页面用指尖敲着桌面吸引大家的往意力,然后开始打字,输入完信息以后,把电脑的屏幕转向大家。

“阿阳,没错,我们三个都有病,当然了,谁不想治好自己的病呢?可实际上很难治愈。但是,阿结曾告诉我们,不管有什么病,都要积极地面对生活。现在我们之间已经形成了一种默契,相互间真诚容纳彼此的缺点,互相帮助。所以,如果你不能认同我们的话,就不可能与我们融为一体。

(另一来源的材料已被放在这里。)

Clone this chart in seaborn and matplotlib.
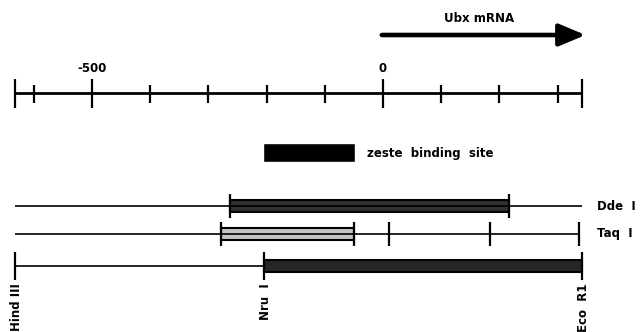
import matplotlib
matplotlib.use("Agg")
import matplotlib.pyplot as plt
import seaborn as sns

# scale in bp, 0 = Ubx transcription start
scale_start, scale_end = -632, 342
minor_ticks = [-600, -400, -300, -200, -100, 100, 200, 300]
major_ticks = [-632, -500, 0, 342]
major_labels = {-500: "-500", 0: "0"}

mrna_start, mrna_end = 0, 348

# zeste legend box
legend_box = (-206, -48)

# restriction fragments: label, line end, bar start/end, bar colour, tick positions
row_names = ["Dde  I", "Taq  I", ""]
row_line_end = [342, 337, -204]
row_bar_start = [-263, -278, -204]
row_bar_end = [216, -50, 342]
row_bar_color = ["#303030", "#c4c4c4", "#262626"]
row_ticks = [[-263, 216], [-278, -50, 10, 184, 337], [-632, -204, 342]]

sites = ["Hind III", "Nru  I", "Eco  R1"]
site_pos = [-632, -204, 342]

sns.set_theme(style="white")
plt.rcParams['font.family'] = ['DejaVu Sans']
plt.rcParams['text.color'] = 'black'

fig = plt.figure(figsize=(6.44, 3.32), dpi=100)
ax = fig.add_axes([0, 0, 1, 1])
# px = 383 + 0.582 * bp
ax.set_xlim(-383 / 0.582, (644 - 383) / 0.582)
ax.set_ylim(332, 0)
ax.set_axis_off()

# mRNA arrow
ax.annotate("", xy=(mrna_end, 35), xytext=(mrna_start - 2, 35),
            arrowprops=dict(arrowstyle="-|>,head_length=1.0,head_width=0.42",
                            lw=3.3, color="black", mutation_scale=16,
                            shrinkA=0, shrinkB=0))
ax.text(165, 18, "Ubx mRNA", ha="center", va="center", fontsize=8.5, fontweight="bold")

# scale bar
ax.hlines(93, scale_start, scale_end, color="black", lw=2)
ax.vlines(minor_ticks, 85, 103, color="black", lw=1.6)
ax.vlines(major_ticks, 79, 108, color="black", lw=1.6)
for x, lab in major_labels.items():
    ax.text(x, 68, lab, ha="center", va="center", fontsize=8.5, fontweight="bold")

# legend
ax.barh(152.5, legend_box[1] - legend_box[0], left=legend_box[0], height=19,
        color="black")
ax.text(-27, 154, "zeste  binding  site", ha="left", va="center",
        fontsize=8.5, fontweight="bold")

# fragments
row_y = [206, 234, 266]
for i, y in enumerate(row_y):
    ax.hlines(y, scale_start, row_line_end[i], color="black", lw=1.2)
    ax.barh(y, row_bar_end[i] - row_bar_start[i], left=row_bar_start[i],
            height=12, color=row_bar_color[i], edgecolor="black", lw=1.5)
    half = 14 if i == 2 else 12
    ax.vlines(row_ticks[i], y - half, y + half, color="black", lw=1.6)
    if row_names[i]:
        ax.text(367, y, row_names[i], ha="left", va="center",
                fontsize=8.5, fontweight="bold")

for x, lab in zip(site_pos, sites):
    ax.text(x + 2, 283, lab, ha="center", va="top", rotation=90,
            fontsize=8.5, fontweight="bold")

fig.savefig("out.png", dpi=100)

另外,工作方面,我们有足够的能力完成客户的订单,尽管目前各自的水平还有不足,但是我相信今后我们会有更大的发展。”

文本框本能地避开阿阳,快速地读着字幕,并不时点头。大鼓那圆圆的脸上流露出腼腆的笑意,而一旁的阿阳也垂下了胳膊,顺势高高地挺起了胸脯。

“自己到底能做什么,我也说不好。病倒是没有,不过,由于这副长相,自小就遭遇过怪异的眼神歧视,曾经被坏人跟踪过,也曾被星探骚扰过。当然了,能像橱窗里的装饰偶人一样过一辈子或许也没什么不好,但是,我不愿意,成名和自我,我更喜欢后者。而且……”

那一夜,阿阳第一次面露犹豫。片刻,她盯着放在桌面上的双手说道:

“刚才听了你们之间的事儿,我真有点羡慕呀。在这里上班的女孩们,大家相处得都很不错,彼此很开心,很愉快,但是,没有人会在寒冷的冬天在路边等我,一等就是大半夜。可是,你们却很自然地做到了,不是吗?”

三个人不约而同地点了下头。这时,文本框开玩笑道:

“这算什么,有一次更狠,在一家公司刚谈完事儿,他就来病了,害得我们在人家会议室里摸黑等了三个多小时。”

阿阳不禁笑出声来。

“明白了,我决定和你们一起等。当然了,我会尽可能远离你的视线。”

那一天黎明,在三个人和阿阳交换了手机号和邮箱地址的那一刻,大家才感觉彼此算是真正认识了。之后,页面又登录到阿结的网站,把他们和阿阳之间的事儿详细地告诉了阿结。接着,大家又轮流和阿结聊天,一直聊到天亮。

当电器街那狭窄的上空呈现出透明的蓝色时,这四个人才走出咖啡厅。各自打道回府。